Above: Cher with her fag in the studio (although I somehow doubt David Geffen gave her 10 a day)
Another groove potion, Rock N' Roll Dr is a stronger dosage than the sneer of Mr Soul's furtive funk foreplay. Basking in ska, the Caribbean heat of The Harder They Fall has a rock edge and contains more than a few lyrical gems that always amuse me, either through actual wit or simply because of the way Cher sings them. There's no denying, she really throws herself into this one, but never overcooks it. First loves are always special, and Love Hurts, with its caressing and meditative execution, is infinitely superior to the version she recorded for 1991's album of the same name. Her voice sounds like a warm fog of emotions coming in and out of focus. I said fog not fog-horn. The sensual sigh where she sings "honey" is luxuriously sublime. The strings that float away as the song's fade-out finale are dazzling. The soft sparkle of Stars is the glistening piano ballad closer. It doesn't linger as strongly as Love Hurst and should have been track 9 as far as I'm concerned.

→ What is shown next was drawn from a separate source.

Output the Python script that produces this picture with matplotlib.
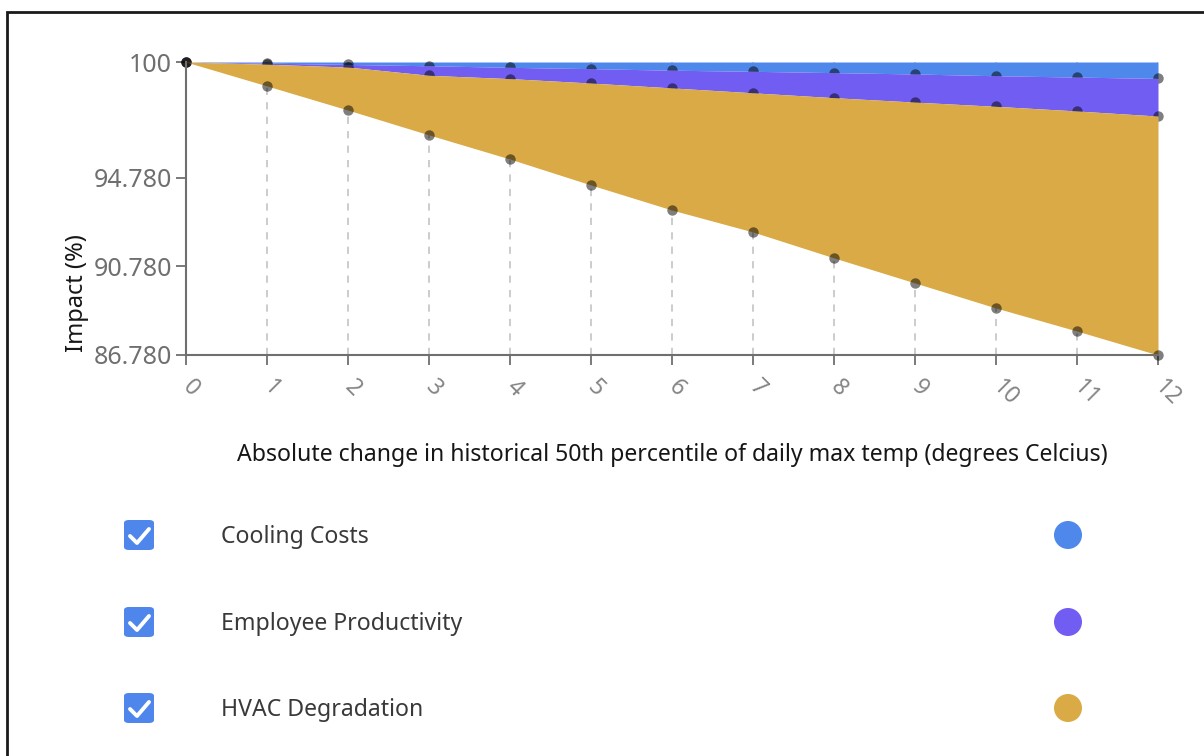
import numpy as np
import matplotlib
matplotlib.use("Agg")
import matplotlib.pyplot as plt
from matplotlib.patches import FancyBboxPatch, Circle, Rectangle
from matplotlib.lines import Line2D

plt.rcParams['font.family'] = ['Noto Sans', 'DejaVu Sans']

# data (impact in % points lost at each temperature step)
temp_change = [0, 1, 2, 3, 4, 5, 6, 7, 8, 9, 10, 11, 12]
cooling_costs = [0, 0.05, 0.11, 0.17, 0.24, 0.30, 0.37, 0.42, 0.48, 0.54, 0.62, 0.68, 0.74]
employee_productivity = [0, 0.05, 0.12, 0.43, 0.51, 0.65, 0.80, 0.97, 1.13, 1.27, 1.38, 1.53, 1.70]
hvac_degradation = [0, 0.98, 1.94, 2.69, 3.63, 4.60, 5.51, 6.28, 7.23, 8.16, 9.10, 9.93, 10.78]

series_names = ['Cooling Costs', 'Employee Productivity', 'HVAC Degradation']
series_colors = ['#4d88ea', '#725df3', '#d9aa45']
y_ticks = [86.78, 90.78, 94.78, 100]
y_tick_labels = ['86.780', '90.780', '94.780', '100']

W, H = 1204, 756
fig = plt.figure(figsize=(W / 100, H / 100), dpi=100)


def fx(px):
    return px / W


def fy(py):
    return 1 - py / H


ax = fig.add_axes([fx(186), fy(355), fx(1158) - fx(186), fy(62) - fy(355)])

x = np.array(temp_change)
top = np.full(len(x), 100.0)
levels = [top]
for vals in [cooling_costs, employee_productivity, hvac_degradation]:
    levels.append(levels[-1] - np.array(vals))

# dashed guides from the axis up, behind the areas
ax.vlines(x[1:], 86.78, 100, colors='#c8c8c8', linestyles=(0, (4, 4)), linewidth=1.3, zorder=1)

z = 2
for i, color in enumerate(series_colors):
    ax.fill_between(x, levels[i], levels[i + 1], color=color, linewidth=0, zorder=z)
    ax.plot(x, levels[i + 1], linestyle='none', marker='o', markersize=7.5,
            markerfacecolor='black', markeredgewidth=0, alpha=0.5, clip_on=False, zorder=z + 1)
    z += 2

ax.set_xlim(0, 12)
ax.set_ylim(86.78, 100)
ax.set_yticks(y_ticks)
ax.set_yticklabels(y_tick_labels)
ax.set_xticks(temp_change)
ax.set_xticklabels([str(t) for t in temp_change], rotation=-45, ha='left',
                   va='center', rotation_mode='anchor')

for side in ['top', 'right']:
    ax.spines[side].set_visible(False)
for side in ['left', 'bottom']:
    ax.spines[side].set_color('#6f6f6f')
    ax.spines[side].set_linewidth(1.5)
    ax.spines[side].set_zorder(10)
ax.tick_params(axis='both', colors='#6f6f6f', length=7, width=1.3)
ax.tick_params(axis='x', pad=14, labelcolor='#858585', labelsize=16.5)
ax.tick_params(axis='y', pad=3, labelcolor='#6f6f6f', labelsize=18)

ax.text(-0.112, 0.21, 'Impact (%)', transform=ax.transAxes, rotation=90,
        ha='center', va='center', fontsize=17, color='#161616')
fig.text(fx(672), fy(455), 'Absolute change in historical 50th percentile of daily max temp (degrees Celcius)',
         ha='center', va='center', fontsize=16.6, color='#161616')

# legend rows with check boxes and colour dots
row_y = [535, 622, 708]
for name, color, ry in zip(series_names, series_colors, row_y):
    box = FancyBboxPatch((fx(124), fy(ry + 15)), fx(30), fy(ry - 15) - fy(ry + 15),
                         boxstyle='round,pad=0,rounding_size=0.004',
                         transform=fig.transFigure, facecolor='#4f86ec', edgecolor='none')
    fig.add_artist(box)
    fig.add_artist(Line2D([fx(130), fx(137), fx(149)], [fy(ry + 1), fy(ry + 8), fy(ry - 6)],
                          transform=fig.transFigure, color='white', linewidth=2.8,
                          solid_capstyle='round', solid_joinstyle='round'))
    fig.text(fx(221), fy(ry + 2), name, ha='left', va='center', fontsize=16.6, color='#393939')
    fig.add_artist(Circle((1068, H - ry), 14, transform=None, facecolor=color, edgecolor='none'))

# outer frame of the card
fig.add_artist(Rectangle((fx(7), fy(800)), fx(1300), fy(12) - fy(800), transform=fig.transFigure,
                         fill=False, edgecolor='#1a1a1a', linewidth=2))

fig.savefig('out.png', dpi=100)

The array of gems Stars links together is like a separate universe in contrast to the rest of her back catalogue except for It's A Man's World, which returned her to a similar greatness. What often impresses me the most about Stars is that it avoids all the 80s belting and yet it's the most quintessentially Cher: perhaps because it is the album we all knew she was capable of. Most of the songs possess a remarkably coherent pathos, but each contain their own vastness, and she even gets to rock out on two of them. An album of covers (with the exception of the gospel agony of Just This One Time), Cher is an architect of the material in so far as her interpretations are mesmerizing and the songs are built completely around her. She's taking more care with her vocal control, and only on It's A Man's World, which would come some 20 years later, has the singer truly pushed herself to make a timeless landmark of an album worthy of her talents.